Bereits 2018 gab es um den dritthöchsten Wolkenkratzer der Bundesrepublik im Hamburger Bürgerschaft nicht bei allen Parteien Zuspruch zum Tower. Es war die Partei »Die Linke«, die Akteneinsicht verlangte, um diese Fragen zu klären: Wieso wurde das Grundstück unter Wert angeboten? Weshalb liegt das Nutzungskonzept mit besonderer Attraktion für das Publikum und als touristischer Magnet bisher nicht vor? Weshalb hat der Senat den von Rot/Grün geforderten Nachweis einer dreißigprozentigen Vorvermietungsquote einfach durch einen Banknachweis ersetzt!

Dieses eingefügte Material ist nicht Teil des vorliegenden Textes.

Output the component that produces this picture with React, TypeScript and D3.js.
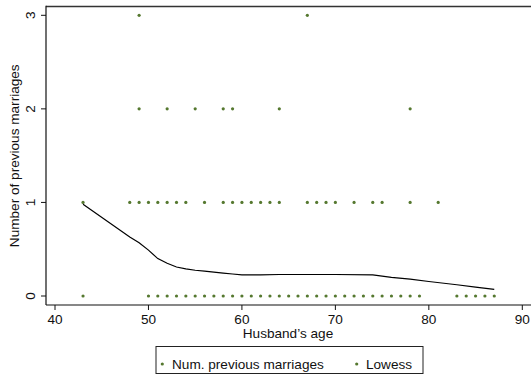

Nun droht dem Hochhaus von anderer Seite ein „aus“. Wie erst jetzt bekannt wurde, hatte die Deutsche Bahn AG bereits am 12. Mai 2021 im Baugenehmigungsverfahren zum Elbtower ihre Gesamtstellungsname gegenüber der Behörde für Stadtentwicklung und Wohnen abgegeben. In dem Papier werden erhebliche Bedenken gegen den Bau des Turms direkt an der Elbe geltend gemacht. Es geht dabei um die Gefahr von sogenannten Mitnahmesetzungen – von denen teilweise erst nach Jahren des Rohbaus des Elbtowers – erhebliche Auswirkungen auf die Bahnlagen des bereits gebauten »S-Bahnhof Elbbrücken« wie bei der Eisenbahnbrücke über die Norderelbe. Beim Eintreten der Mitnahmesetzungen würde die Nutzbarkeit des S-Bahnhofs einschränken, was einen sicheren S-Bahnbetrieb unmöglich macht, sofern kein realisierbares Konzept zur Herstellung der Verkehrssicherheit durch Kompensationsmaßnahmen vorliegt. Das könnte zum Entzug der Betriebserlaubnis durch das Eisenbahn-Bundesamt zur Folge haben. Die Bedenken der Deutschen Bahn AG wurden nicht ausgeräumt, die Stadtentwicklungsbehörde legte am 21. September 2021 Widerspruch ein. Davon erfuhr die Bürgerschaft erst am 31. August 2022. Noch immer sehen der Senat wie die Hamburger Verwaltung in der Kritik der DB AG an dem Elbtower, dem Entwurf des englischen Architekten David Chipperfield, keinen Grund zum Umdenken.